So You Want To Start A Caribbean Restaurant……. Really?
There are over 500 Caribbean restaurants (large, small, eat-in, take-out, catering, quick setup, event-linked) in the tri-county South Florida area… Miami Dade, Broward, Palm Beach catering to the Caribbean community and others who are enchanted or just like Caribbean food….. Jerked, strewed, curried, roasted, escoveitched, steamed…. however you like it, there is a Caribbean restaurant to cater to your needs….
BUT not everyone can cook.The restaurant business can be relatively easy to get into with the main barriers not having to do so much with ability to cook. Instead the main challenges are ability to pay for a location, acquire the required equipment and obtain the required licenses and permits from state, county and city agencies. Therein lies the problem as one does not have to be able to cook tasty food, which is a basic requirement for sustainability….

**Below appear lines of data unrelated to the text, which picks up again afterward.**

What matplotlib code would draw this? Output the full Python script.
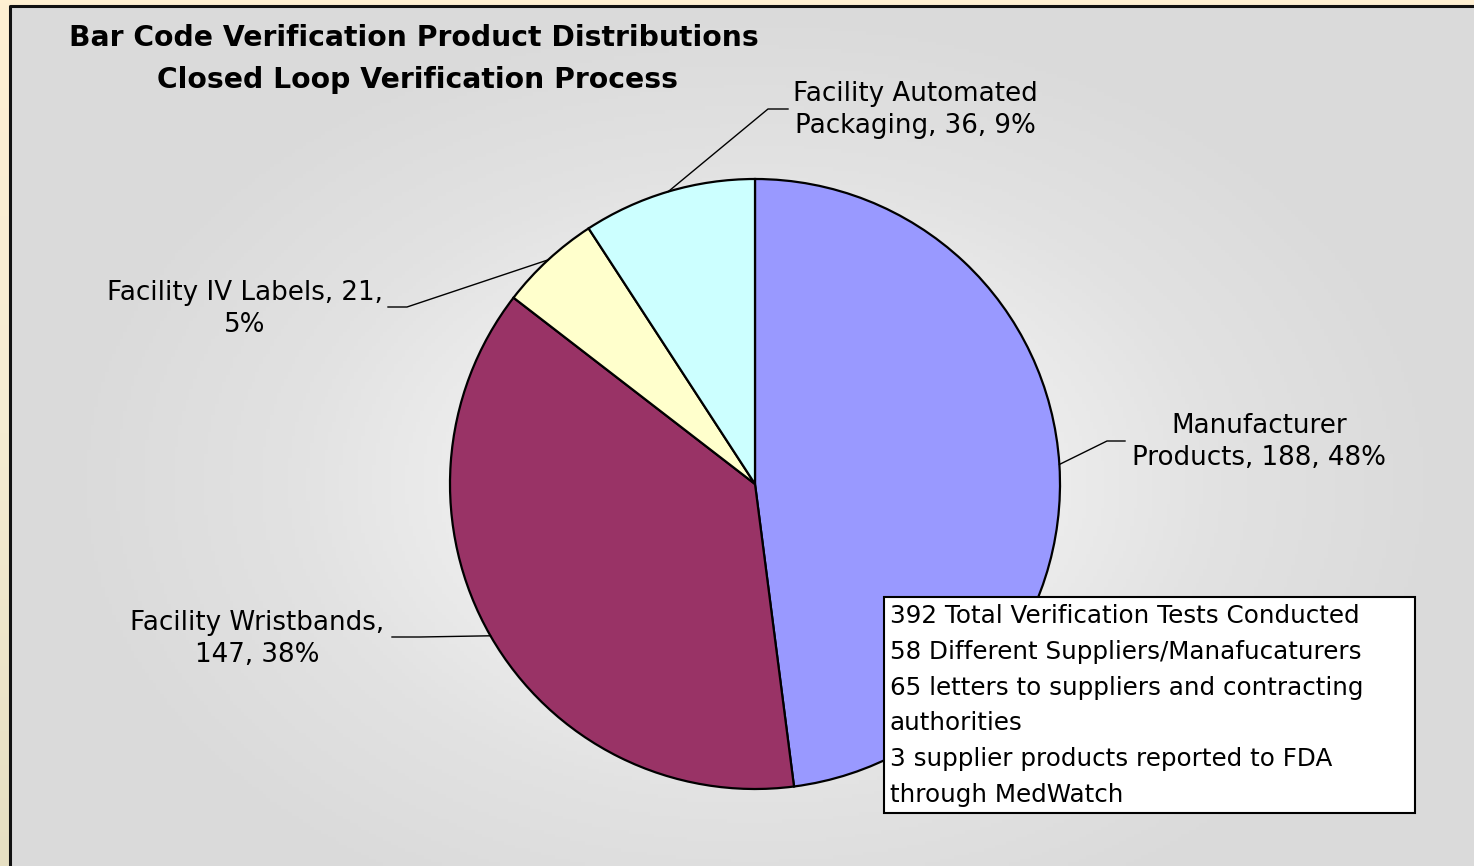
import numpy as np
import matplotlib
matplotlib.use("Agg")
import matplotlib.pyplot as plt
from matplotlib.colors import LinearSegmentedColormap
from matplotlib.patches import Rectangle

# ── data ─────────────────────────────────────────────────────────────
labels = ["Manufacturer\nProducts, 188, 48%",
          "Facility Wristbands,\n147, 38%",
          "Facility IV Labels, 21,\n5%",
          "Facility Automated\nPackaging, 36, 9%"]
values = [188, 147, 21, 36]
colors = ["#9999FF", "#993366", "#FFFFCC", "#CCFFFF"]
title_lines = ["Bar Code Verification Product Distributions",
               "Closed Loop Verification Process"]
note_lines = ["392 Total Verification Tests Conducted",
              "58 Different Suppliers/Manafucaturers",
              "65 letters to suppliers and contracting",
              "authorities",
              "3 supplier products reported to FDA",
              "through MedWatch"]

W, H = 1474, 866
plt.rcParams["font.family"] = ["DejaVu Sans"]

fig = plt.figure(figsize=(W / 100, H / 100), dpi=100)
ax = fig.add_axes([0, 0, 1, 1])

# outer cream background (vertical gradient)
cream = LinearSegmentedColormap.from_list("cream", ["#FFF0D2", "#F5ECD2", "#E6DFC2"])
ax.imshow(np.linspace(0, 1, 256).reshape(-1, 1), cmap=cream, aspect="auto",
          extent=[0, W, 0, H], origin="upper", zorder=0)

# gray panel with radial gradient
cx, cy, R = 755, H - 484, 305
px0, py1 = 10, H - 6
xs = np.linspace(px0, W, 400)
ys = np.linspace(0, py1, 240)
XX, YY = np.meshgrid(xs, ys)
d = np.sqrt(((XX - cx) / 700) ** 2 + ((YY - cy) / 480) ** 2)
d = np.clip(d, 0, 1)
grey = LinearSegmentedColormap.from_list("grey", ["#FFFFFF", "#F0F0F0", "#E2E2E2", "#DADADA"])
ax.imshow(d, cmap=grey, extent=[px0, W, 0, py1], origin="lower",
          aspect="auto", zorder=1, vmin=0, vmax=1)
ax.plot([px0, px0, W], [0, py1, py1], color="#111111", lw=2.2, zorder=2)

# pie
wedges, _ = ax.pie(values, colors=colors, startangle=90, counterclock=False,
                   center=(cx, cy), radius=R, frame=True,
                   wedgeprops=dict(edgecolor="black", linewidth=1.6, zorder=3))
ax.set_xlim(0, W)
ax.set_ylim(0, H)
ax.set_aspect("equal")
ax.axis("off")

# labels with leader lines (elbow -> text anchor)
lab_pos = [(1259, H - 442, (1107, H - 441), (1125, H - 441)),
           (257, H - 639, (420, H - 637), (392, H - 637)),
           (245, H - 309, (407, H - 307), (388, H - 307)),
           (915, H - 110, (768, H - 109), (788, H - 109))]
for w, lab, (tx, ty, elbow, end) in zip(wedges, labels, lab_pos):
    mid = np.deg2rad((w.theta1 + w.theta2) / 2)
    ex, ey = cx + R * np.cos(mid), cy + R * np.sin(mid)
    ax.plot([ex, elbow[0], end[0]], [ey, elbow[1], end[1]],
            color="black", lw=1.0, zorder=4)
    ax.text(tx, ty, lab, ha="center", va="center", fontsize=18.8,
            linespacing=1.3, zorder=5)

# title
ax.text(414, H - 38, title_lines[0], ha="center", va="center",
        fontsize=20.3, fontweight="bold", zorder=5)
ax.text(418, H - 80, title_lines[1], ha="center", va="center",
        fontsize=20.3, fontweight="bold", zorder=5)

# note box
ax.add_patch(Rectangle((884, H - 813), 531, 216, facecolor="white",
                       edgecolor="black", lw=1.5, zorder=6))
for i, line in enumerate(note_lines):
    ax.text(890, H - 616 - i * 35.8, line, ha="left", va="center",
            fontsize=17.7, zorder=7)

fig.savefig("out.png", dpi=100)
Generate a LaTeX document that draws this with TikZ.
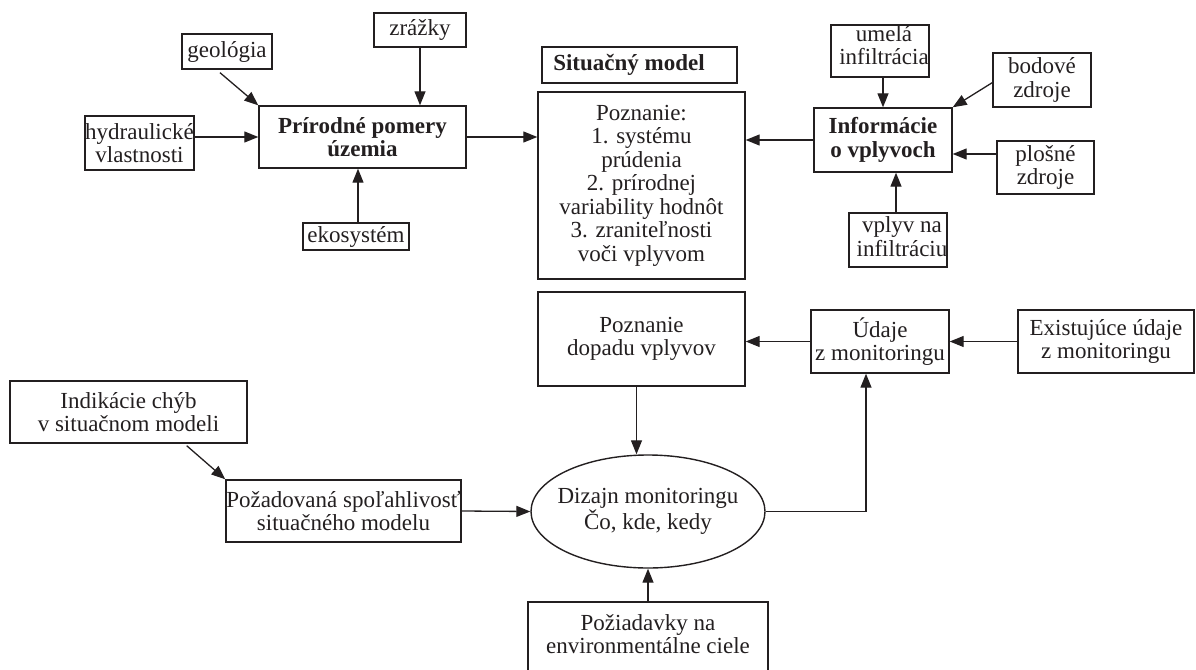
\documentclass[tikz,border=0pt]{standalone}
\usepackage{fontspec}
\setmainfont{Liberation Serif}
\usetikzlibrary{arrows.meta,calc,shapes.geometric}
\definecolor{ink}{RGB}{35,31,32}
\tikzset{
  box/.style 2 args={rectangle, draw=ink, line width=1.4pt, minimum width=#1pt, minimum height=#2pt, inner sep=0pt},
  oval/.style 2 args={ellipse, draw=ink, line width=1.4pt, minimum width=#1pt, minimum height=#2pt, inner sep=0pt},
  txt/.style={font=\fontsize{23}{23.5}\selectfont, text=ink, align=center, inner sep=0pt},
  txtb/.style={txt, font=\fontsize{23}{23.5}\selectfont\bfseries},
  conn/.style={draw=ink, line width=1.3pt, -{Triangle[length=14pt,width=11pt]}}
}
\begin{document}
\begin{tikzpicture}[x=1pt,y=-1pt]
\useasboundingbox (0,0) rectangle (1196,669);

% --- natural conditions and their inputs
\node[box={90}{35}, label={[txt]center:{geológia}}] (geo) at (227,51.5) {};
\node[box={109}{54}, label={[txt]center:{hydraulické\\vlastnosti}}] (hyd) at (139.5,143) {};
\node[box={207}{62}, label={[txtb]center:{Prírodné pomery\\územia}}] (prir) at (362.5,137) {};
\node[box={92}{34}, label={[txt]center:{zrážky}}] (zraz) at (420,30) {};
\node[box={106}{27}, label={[txt]center:{ekosystém}}] (eko) at (356,236.5) {};

% --- situation model
\node[box={195}{36}, label={[txtb,xshift=-10.5pt]center:{Situačný model}}] (sit) at (639.5,65) {};
\node[box={207}{187}, label={[txt]center:{Poznanie:\\1. systému\\prúdenia\\2. prírodnej\\variability hodnôt\\3. zraniteľnosti\\voči vplyvom}}] (pozn) at (641.5,185.5) {};

% --- information on impacts and their inputs
\node[box={138}{64}, label={[txtb]center:{Informácie\\o vplyvoch}}] (info) at (883,140) {};
\node[box={98}{52}, label={[txt,xshift=4pt,yshift=6pt]center:{umelá\\infiltrácia}}] (umela) at (880,51) {};
\node[box={98}{54}, label={[txt]center:{bodové\\zdroje}}] (bod) at (1042,80) {};
\node[box={97}{53}, label={[txt]center:{plošné\\zdroje}}] (plos) at (1045.5,167.5) {};
\node[box={98}{54}, label={[txt,xshift=4pt,yshift=3.5pt]center:{vplyv na\\infiltráciu}}] (vpl) at (898,240) {};

% --- monitoring loop
\node[box={207}{94}, label={[txt]center:{Poznanie\\dopadu vplyvov}}] (dop) at (641.5,339) {};
\node[box={138}{63}, label={[txt]center:{Údaje\\z monitoringu}}] (uda) at (880,341.5) {};
\node[box={176}{63}, label={[txt]center:{Existujúce údaje\\z monitoringu}}] (exi) at (1106,341.5) {};
\node[box={237}{62}, label={[txt]center:{Indikácie chýb\\v situačnom modeli}}] (ind) at (128.5,412) {};
\node[box={235}{62}, label={[txt]center:{Požadovaná spoľahlivosť\\situačného modelu}}] (poz) at (343.5,511) {};
\node[oval={234}{113}, label={[txt]center:{Dizajn monitoringu\\Čo, kde, kedy}}] (ell) at (648,511.5) {};
\node[box={240}{70}, label={[txt,yshift=3pt]center:{Požiadavky na\\environmentálne ciele}}] (ciele) at (648,637) {};

% --- connector end points that sit off the anchors
\coordinate (ekotop) at ($(eko.north)+(2,0)$);
\coordinate (vpltop) at ($(vpl.north)+(-2,0)$);
\coordinate (dopbot) at ($(dop.south)+(-5,0)$);
\coordinate (plosin) at ($(info.east)+(0,14)$);
\coordinate (udain) at ($(uda.south)+(-14,0)$);

% --- connectors, upper part
\draw[conn] ($(geo.south)+(-7,3)$) -- (prir.north west);
\draw[conn] (hyd.east |- prir.west) -- (prir.west);
\draw[conn] (zraz.south) -- (zraz.south |- prir.north);
\draw[conn] (ekotop) -- (ekotop |- prir.south);
\draw[conn] (prir.east) -- (prir.east -| pozn.west);
\draw[conn] (info.west) -- (info.west -| pozn.east);
\draw[conn] ($(umela.south)+(3,0)$) -- (info.north);
\draw[conn] ($(bod.west)+(1,2)$) -- (info.north east);
\draw[conn] (plos.west |- plosin) -- (plosin);
\draw[conn] (vpltop) -- (vpltop |- info.south);

% --- connectors, lower part
\draw[conn] (dopbot) -- (dopbot |- ell.north);
\draw[conn] (uda.west) -- (uda.west -| dop.east);
\draw[conn] (exi.west) -- (exi.west -| uda.east);
\draw[conn] (ell.east) -| (udain);
\draw[conn] ($(ind.south east)+(-61,2)$) -- (poz.north west);
\draw[conn] (poz.east) -- (ell.west);
\draw[conn] (ciele.north) -- (ell.south);
\end{tikzpicture}
\end{document}
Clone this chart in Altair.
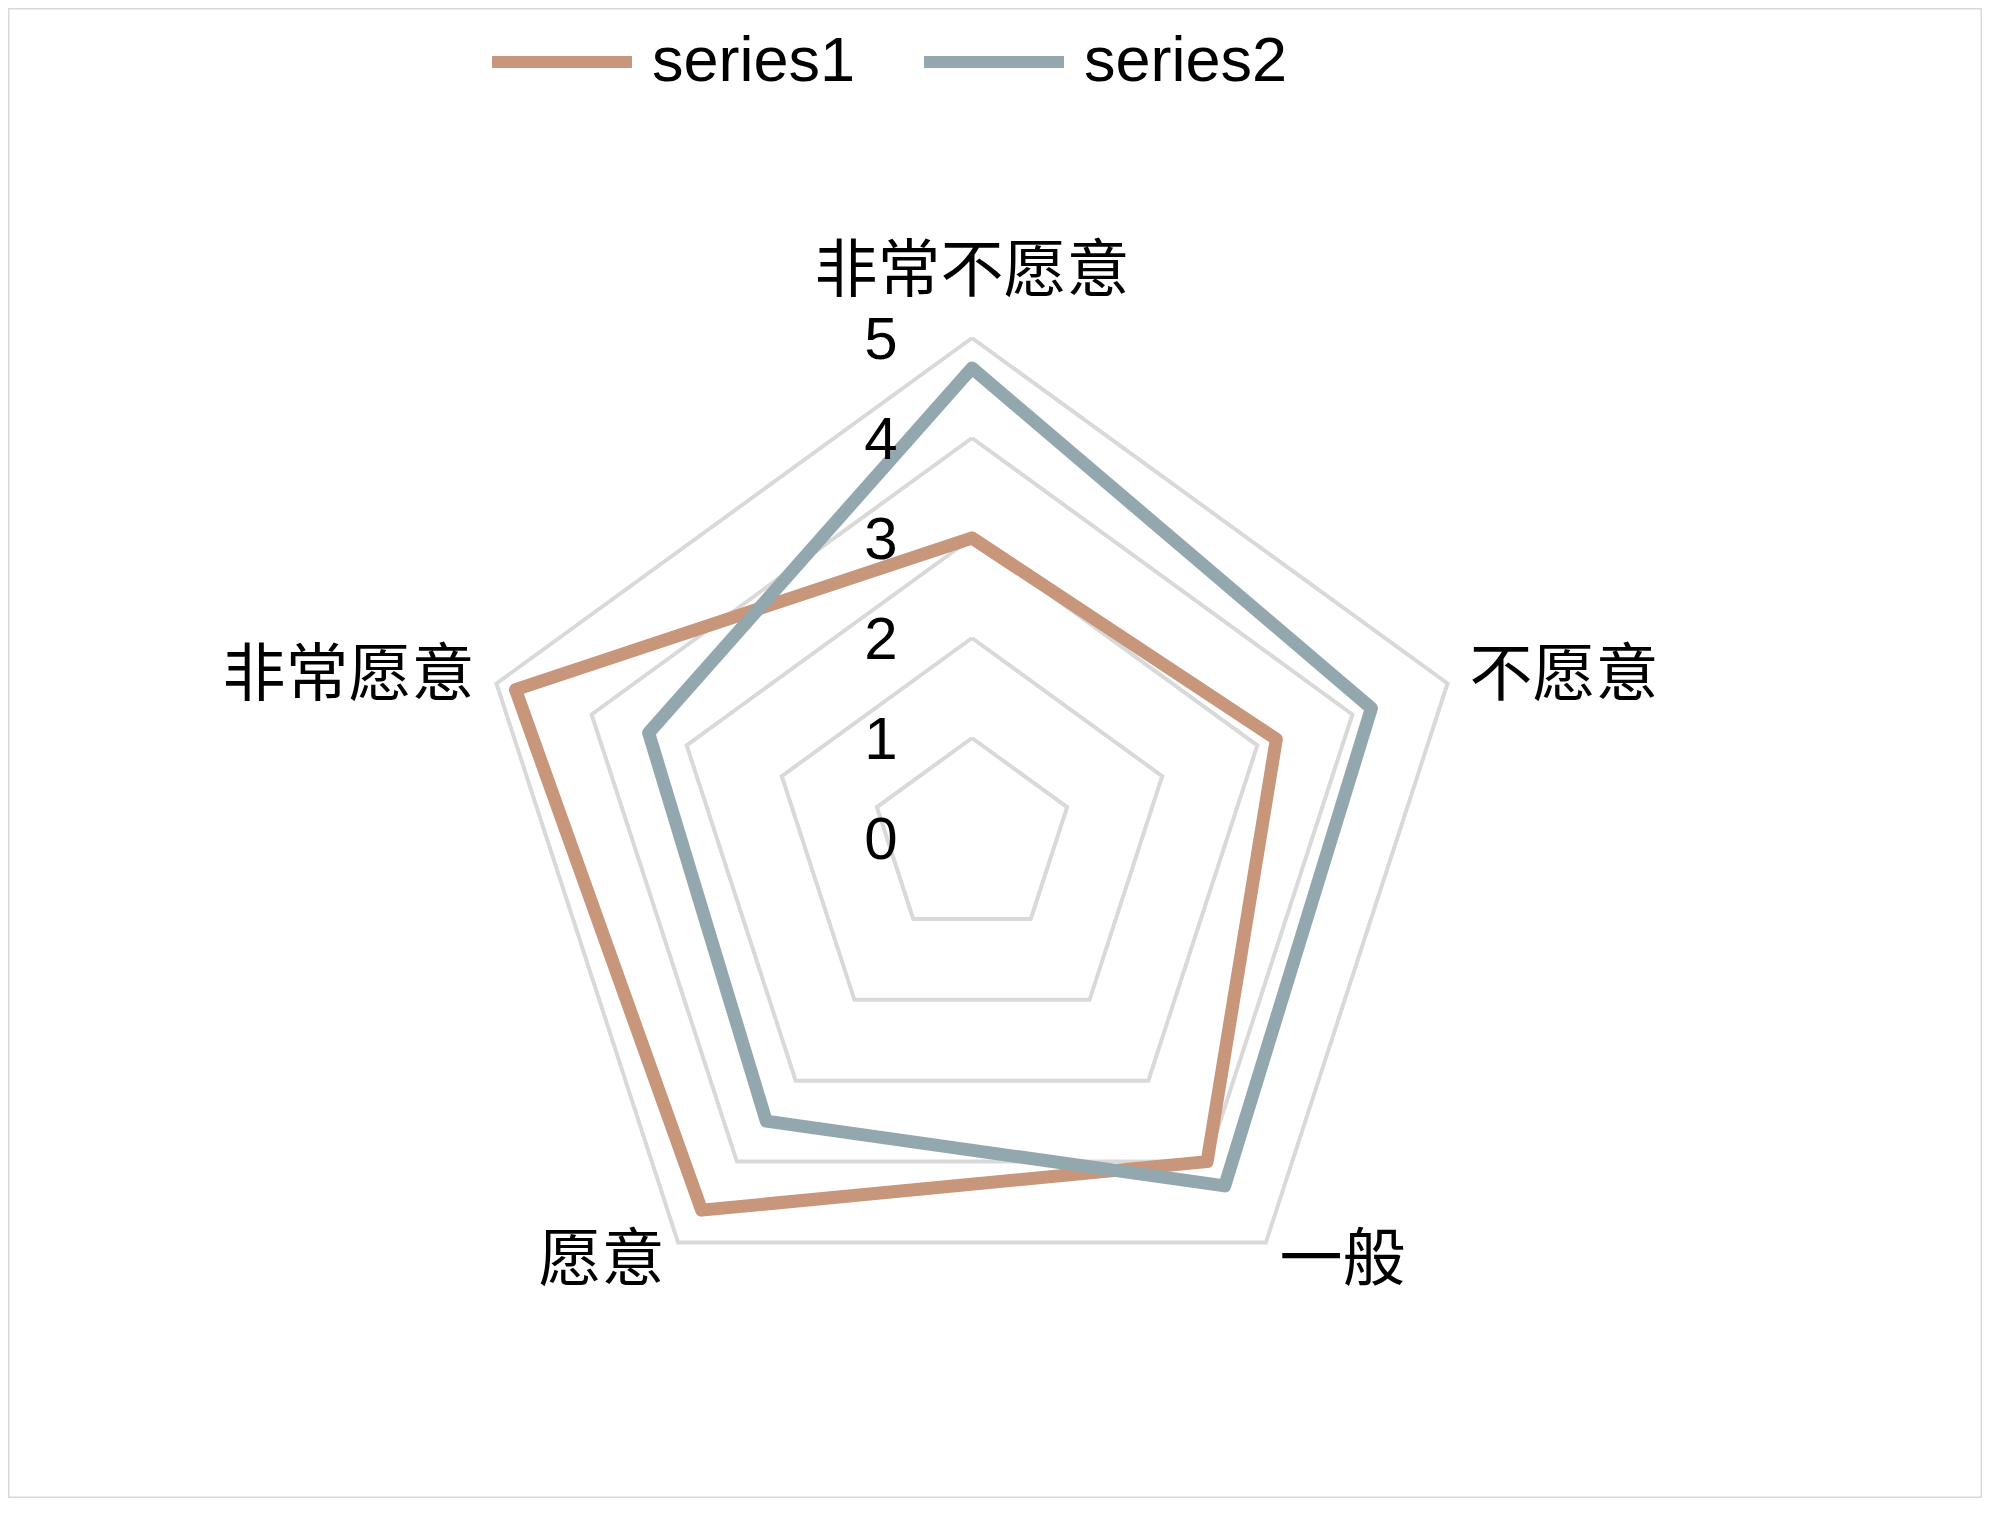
import altair as alt
import pandas as pd

# ---- data ----
categories = ["非常不愿意", "不愿意", "一般", "愿意", "非常愿意"]
series1 = [3.0, 3.2, 4.0, 4.6, 4.8]
series2 = [4.7, 4.2, 4.3, 3.5, 3.4]
series_names = ["series1", "series2"]
series_colors = ["#C8967A", "#93A8AE"]
ring_levels = [1, 2, 3, 4, 5]
tick_values = [0, 1, 2, 3, 4, 5]

n = len(categories)

# closed polygons for each series (first category repeated at the end)
rows = []
for name, vals in zip(series_names, [series1, series2]):
    for k in range(n + 1):
        i = k % n
        rows.append({"series": name, "category": categories[i], "idx": i,
                     "order": k, "value": vals[i]})
series_df = pd.DataFrame(rows)

ring_rows = []
for lv in ring_levels:
    for k in range(n + 1):
        ring_rows.append({"ring": lv, "idx": k % n, "order": k, "value": lv})
ring_df = pd.DataFrame(ring_rows)

label_df = pd.DataFrame({"category": categories, "idx": list(range(n)),
                         "value": [max(tick_values)] * n})
tick_df = pd.DataFrame({"tick": tick_values})

W, H = 1974, 1490
xs = alt.Scale(domain=[-9.64, 10.10], nice=False, zero=False)
ys = alt.Scale(domain=[-6.60, 8.30], nice=False, zero=False)
LABEL_PAD = 0.23


def polar(ch, extra=0.0):
    return ch.transform_calculate(
        ang=f"datum.idx * 2 * PI / {n}"
    ).transform_calculate(
        px=f"(datum.value + {extra}) * sin(datum.ang)",
        py=f"(datum.value + {extra}) * cos(datum.ang)",
    )


rings = polar(alt.Chart(ring_df).mark_line(
    color="#D9D9D9", strokeWidth=4, strokeJoin="miter")).encode(
    x=alt.X("px:Q", scale=xs, axis=None),
    y=alt.Y("py:Q", scale=ys, axis=None),
    detail="ring:N",
    order="order:Q",
)

lines = polar(alt.Chart(series_df).mark_line(
    strokeWidth=13, strokeJoin="round", strokeCap="round")).encode(
    x=alt.X("px:Q", scale=xs, axis=None),
    y=alt.Y("py:Q", scale=ys, axis=None),
    color=alt.Color("series:N",
                    scale=alt.Scale(domain=series_names, range=series_colors),
                    legend=alt.Legend(title=None, orient="none", direction="horizontal",
                                      legendX=478, legendY=-22,
                                      symbolType="stroke", symbolSize=19600,
                                      symbolStrokeWidth=12,
                                      labelFont="Liberation Sans", labelFontSize=63,
                                      labelColor="#000000", labelOffset=14,
                                      labelLimit=0,
                                      columnPadding=44, padding=0)),
    order="order:Q",
    detail="series:N",
)

ticks = alt.Chart(tick_df).transform_calculate(zero="0").mark_text(
    font="Liberation Sans", fontSize=60, color="#000000",
    align="center", baseline="middle", dx=-91, dy=3).encode(
    x=alt.X("zero:Q", scale=xs, axis=None),
    y=alt.Y("tick:Q", scale=ys, axis=None),
    text=alt.Text("tick:Q"),
)


def cat_layer(filter_expr, align, dy=0):
    return polar(alt.Chart(label_df).transform_filter(filter_expr).mark_text(
        font="Noto Sans CJK SC", fontSize=63, color="#000000",
        align=align, baseline="middle", dy=dy), LABEL_PAD).encode(
        x=alt.X("px:Q", scale=xs, axis=None),
        y=alt.Y("py:Q", scale=ys, axis=None),
        text="category:N",
    )


cat_top = cat_layer("datum.idx == 0", "center", dy=-43)
cat_right = cat_layer("datum.idx == 1 || datum.idx == 2", "left")
cat_left = cat_layer("datum.idx == 3 || datum.idx == 4", "right")

chart = alt.layer(rings, lines, ticks, cat_top, cat_right, cat_left).properties(
    width=W, height=H, padding=0, autosize=alt.AutoSizeParams(type="none"),
    background="#FFFFFF",
).configure_view(stroke="#D9D9D9", strokeWidth=3)

chart.save("out.html", embed_options={"renderer": "svg", "actions": False})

This leads to a high turnover as although new restaurants may draw a lot of interest from patrons looking for the next new thing, one bad experience is all it takes for the bad WOM (Word of Mouth) to get around and soon it will be time to face reality and close the shutters.
Then there is the $3.99 special from 11am – 2pm… which just about every other restaurant is doing right now to pull in the lunch crowd. This is great for customers but will extremely low prices allow the restaurant to cover its operational expenses. Likely not…. Even at $3.99, taste and presentation are important or else the restaurant will not survive for too long. Restaurants may be better off focusing on other variables, product taste, restaurant decor, customer service rather than driving themselves into the ground with price competition
A fundamental step to establishing any business is ensuring that proper research is done first. Especially in the competitive restaurant business, one needs to determine the demand for Caribbean food in the community of interest, also the type of Caribbean food: Haitian, Bahamian, Cuban, Jamaican. Other issues that should be determined up front include how much people are willing to pay, whether potential clients prefer to eat in or take-out, the number of meals that are likely to be served on a daily basis, the investment required and whether the business generated will be enough to cover the overall expenses: rent, food costs, payroll, advertising and utilities. It is better to spend the time finding this out before diving in and finding that the “water is so cold, that you have to jump back out.”
If anyone decides to get into the restaurant business, always seek to offer something different, something special that will make your restaurant stand out from being just another Caribbean restaurant “trying a t’ing”. Research, good planning and differentiation may not guarantee success but at least it will give a fighting chance.